WASHINGTON - The United States is giving its support to the new Palestinian unity government, a State Department spokesperson has said, despite concerns voiced by Israel that it will give influence to Hamas.  

Spokeswoman Jen Psaki said the US would judge the historic government between Fatah and Hamas by its actions, including its commitment to non-violence and recognition of Israel.

“We intend to work with this government, but will be watching closely to make sure it upholds the principles that President Abbas reiterated today,” she told the daily press briefing.

Psaki said the United States would continue to disperse US foreign assistance to the government but would continue to “evaluate the policies and positions of the new government.”

AFP adds: Washington’s support for a new Palestinian government backed by Israel’s foe Hamas, has left the Jewish state feeling betrayed, triggering a new crisis with its closest ally.

Several Israeli ministers expressed public anger on Tuesday after the US State Department said it was willing to work with the new Palestinian unity government put together by the West Bank leadership and Gaza’s Hamas rulers.

Technocratic in nature, the new government was sworn in on Monday in front of president Mahmud Abbas, with Washington offering its backing several hours later.

Israel admitted it was “deeply disappointed.” “I have to say I do not understand this American announcement,” said Intelligence Minister Yuval Steinitz, accusing Washington of saying one thing behind closed doors and another in public.

“You cannot present it as a Hamas government internally, then present it publically as a government of technocrats,” he told army radio.

“If these (ministers) are people who identify with Hamas, Hamas identifies with them and appointed them, then they are representatives of Hamas. This is a Hamas government, and Hamas is a terror organisation,” he said.

Public radio said Netanyahu was feeling “betrayed and deceived,” particularly as he had assured his security cabinet that US Secretary of State John Kerry had promised him Washington would not recognise the new government immediately.

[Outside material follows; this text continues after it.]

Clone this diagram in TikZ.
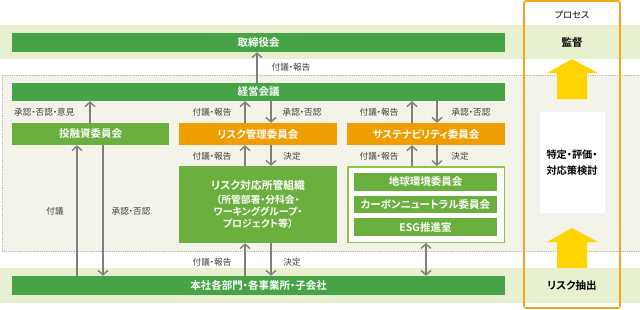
\documentclass[tikz,border=0pt]{standalone}
\usepackage{fontspec}
\setmainfont{Noto Sans CJK JP}[BoldFont={Noto Sans CJK JP Bold},RawFeature=+palt]
\usetikzlibrary{arrows.meta}
\definecolor{mgreen}{HTML}{46A447}
\definecolor{sgreen}{HTML}{6BAF3E}
\definecolor{lgreenb}{HTML}{8DC63F}
\definecolor{bandg}{HTML}{E7F0CF}
\definecolor{beige}{HTML}{F4F3E9}
\definecolor{orng}{HTML}{EE9E00}
\definecolor{procor}{HTML}{F3A81A}
\definecolor{yel}{HTML}{FFD400}
\definecolor{arrg}{HTML}{7E7E7E}
\definecolor{lbl}{HTML}{3C3C3C}
\tikzset{
  bar/.style={fill=mgreen, text=white, font=\bfseries\fontsize{10.5}{12}\selectfont, inner sep=0pt, minimum height=19pt, minimum width=493pt},
  subbox/.style={fill=sgreen, text=white, font=\bfseries\fontsize{10.5}{12}\selectfont, inner sep=0pt, minimum height=22pt, minimum width=158pt},
  orbox/.style={fill=orng, text=white, font=\bfseries\fontsize{10.5}{12}\selectfont, inner sep=0pt, minimum height=22pt, minimum width=158pt},
  inbox/.style={fill=sgreen, text=white, font=\bfseries\fontsize{10.5}{12}\selectfont, inner sep=0pt, minimum height=18pt, minimum width=143pt},
  arr/.style={draw=arrg, line width=1.4pt, -{Straight Barb[length=4.5pt,width=10pt]}},
  darr/.style={draw=arrg, line width=1.4pt, {Straight Barb[length=4.5pt,width=10pt]}-{Straight Barb[length=4.5pt,width=10pt]}},
  lab/.style={text=lbl, font=\fontsize{8.6}{10}\selectfont, inner sep=0pt},
  ptext/.style={text=black, font=\bfseries\fontsize{10}{11}\selectfont, inner sep=0pt, align=center},
}
\begin{document}
\begin{tikzpicture}[x=1pt,y=-1pt]
\useasboundingbox (0,0) rectangle (640,309);
\fill[white] (0,0) rectangle (640,309);
% background bands
\fill[bandg] (0,25) rectangle (640,59);
\fill[bandg] (0,268) rectangle (640,303);
\draw[beige, fill=beige] (2,75) rectangle (641,251);
\draw[gray!55, densely dotted, line width=0.8pt] (641,75) -- (2,75) -- (2,251) -- (641,251);
% process column
\draw[procor, line width=1.6pt, rounded corners=2pt] (524,1) rectangle (620,308);
\node[text=black, font=\fontsize{9.2}{10}\selectfont, inner sep=0pt] (proc) at (572,15) {プロセス};
\node[ptext, font=\bfseries\fontsize{10.5}{12}\selectfont] (kantoku) at (572,43) {監督};
\node[draw=black!5, line width=2.5pt, fill=white, minimum width=67pt, minimum height=103pt, inner sep=0pt] (pbox) at (572.5,162.5) {};
\node[ptext, font=\bfseries\fontsize{10.2}{16}\selectfont] (ptxt) at (572,163) {特定・評価・\\対応策検討};
\node[ptext, font=\bfseries\fontsize{10.5}{12}\selectfont] (chushutsu) at (572,286) {リスク抽出};
\fill[yel] (557,99) -- (557,73) -- (547,73) -- (572,59) -- (598,73) -- (587,73) -- (587,99) -- cycle;
\fill[yel] (557,268) -- (557,242) -- (547,242) -- (572,228) -- (598,242) -- (587,242) -- (587,268) -- cycle;
% main bars
\node[bar] (board) at (258.5,42.5) {取締役会};
\node[bar, minimum height=18pt] (exec) at (258.5,92) {経営会議};
\node[bar] (base) at (258.5,285.5) {本社各部門・各事業所・子会社};
% committees
\node[subbox, minimum width=157pt] (invest) at (90.5,134) {投融資委員会};
\node[orbox] (riskc) at (258,134) {リスク管理委員会};
\node[orbox] (sustc) at (426,134) {サステナビリティ委員会};
\node[subbox, minimum height=77pt, align=center, font=\bfseries] (riskorg) at (258,204.5)
  {\fontsize{10.8}{13}\selectfont リスク対応所管組織\\[2pt]\fontsize{9.8}{11}\selectfont （所管部署・分科会・\\ワーキンググループ・\\プロジェクト等）};
\node[draw=lgreenb, line width=1.5pt, fill=white, minimum width=156.5pt, minimum height=75.5pt, inner sep=0pt] (sustgrp) at (426,204.5) {};
\node[inbox] (earth) at (425.5,182) {地球環境委員会};
\node[inbox, minimum height=17pt] (carbon) at (425.5,204.5) {カーボンニュートラル委員会};
\node[inbox] (esg) at (425.5,227) {ESG推進室};
% arrow coordinates
\coordinate (c1) at ([xshift=-1.5pt]exec.north);
\coordinate (c2) at ([xshift=-0.5pt]invest.north);
\coordinate (r1) at ([xshift=-13pt]riskc.north);
\coordinate (r2) at ([xshift=13pt]riskc.north);
\coordinate (s1) at ([xshift=-14pt]sustc.north);
\coordinate (s2) at ([xshift=11pt]sustc.north);
\coordinate (i1) at ([xshift=-13.5pt]invest.south);
\coordinate (i2) at ([xshift=12.5pt]invest.south);
\coordinate (g1) at (sustgrp.south);
% arrows
\draw[arr] (c1) -- (c1 |- board.south);
\draw[arr] (c2) -- (c2 |- exec.south);
\draw[arr] (r1) -- (r1 |- exec.south);
\draw[arr] (r2 |- exec.south) -- (r2);
\draw[arr] (s1) -- (s1 |- exec.south);
\draw[arr] (s2 |- exec.south) -- (s2);
\draw[arr] (r1 |- riskorg.north) -- (r1 |- riskc.south);
\draw[arr] (r2 |- riskc.south) -- (r2 |- riskorg.north);
\draw[arr] (s1 |- sustgrp.north) -- (s1 |- sustc.south);
\draw[arr] (s2 |- sustc.south) -- (s2 |- sustgrp.north);
\draw[arr] (i1 |- base.north) -- (i1);
\draw[arr] (i2) -- (i2 |- base.north);
\draw[arr] (r1 |- base.north) -- (r1 |- riskorg.south);
\draw[arr] (r2 |- riskorg.south) -- (r2 |- base.north);
\draw[darr] (g1) -- (g1 |- base.north);
% labels
\node[lab] (l1) at (291,67) {付議・報告};
\node[lab, anchor=west] (l2) at (14,112) {承認・否認・意見};
\node[lab] (l3) at (212,112) {付議・報告};
\node[lab] (l4) at (302,112) {承認・否認};
\node[lab] (l5) at (379,112) {付議・報告};
\node[lab] (l6) at (471,112) {承認・否認};
\node[lab] (l7) at (212,156) {付議・報告};
\node[lab] (l8) at (292,156) {決定};
\node[lab] (l9) at (379,156) {付議・報告};
\node[lab] (l10) at (460,156) {決定};
\node[lab] (l11) at (55,211) {付議};
\node[lab] (l12) at (131,211) {承認・否認};
\node[lab] (l13) at (212,262) {付議・報告};
\node[lab] (l14) at (292,262) {決定};
\end{tikzpicture}
\end{document}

“And it wasn’t immediate - it was five hours later that this recognition took place,” the radio noted ironically.

A senior political official quoted by the Israel Hayom freesheet, widely regarded as Netanyahu’s mouthpiece, said the US move was “like a knife in the back.”

Israeli commentators said the Palestinians had chalked up a “major success” in driving a new wedge between Israel and its US ally.

The relationship was already under scrutiny following the collapse of Kerry’s peace efforts, with Washington pointing to Israel’s “rampant settlement activity” as a key element in the collapse of US-brokered talks with the Palestinians.

With the peace process in tatters, hardliners within Netanyahu’s rightwing coalition have been pushing for Israel to take unilateral steps such as the annexation of the main Jewish settlement blocs in the occupied West Bank.

Economy Minister Naftali Bennett, head of the far-right Jewish Home party called on Monday for a tough response to the Palestinians formation of a “government of terrorists in suits”.

“The time has come to move from defence to attack, to do what is good for Israel. The sovereignty plan which we have proposed is the only solution today for Palestinian rejectionism of peace,” he said.

The security cabinet agreed on Monday to set up a team to examine the annexation option, but Yediot Aharonot commentator Shimon Shiffer said the move was a sop to Bennett and other hardliners rather than a serious policy change.

So far, Israel has imposed only limited sanctions on the Palestinians in response to the unity government.

It has frozen the transfer of $5.8 million of the $117 million it collects in taxes each month on behalf of the Palestinian Authority, and limited the new ministers’ freedom of movement between Gaza and the West Bank.

And even though it has pledged not to negotiate with the new government, it has not vetoed contact with Palestinian leaders, including Abbas, public radio said.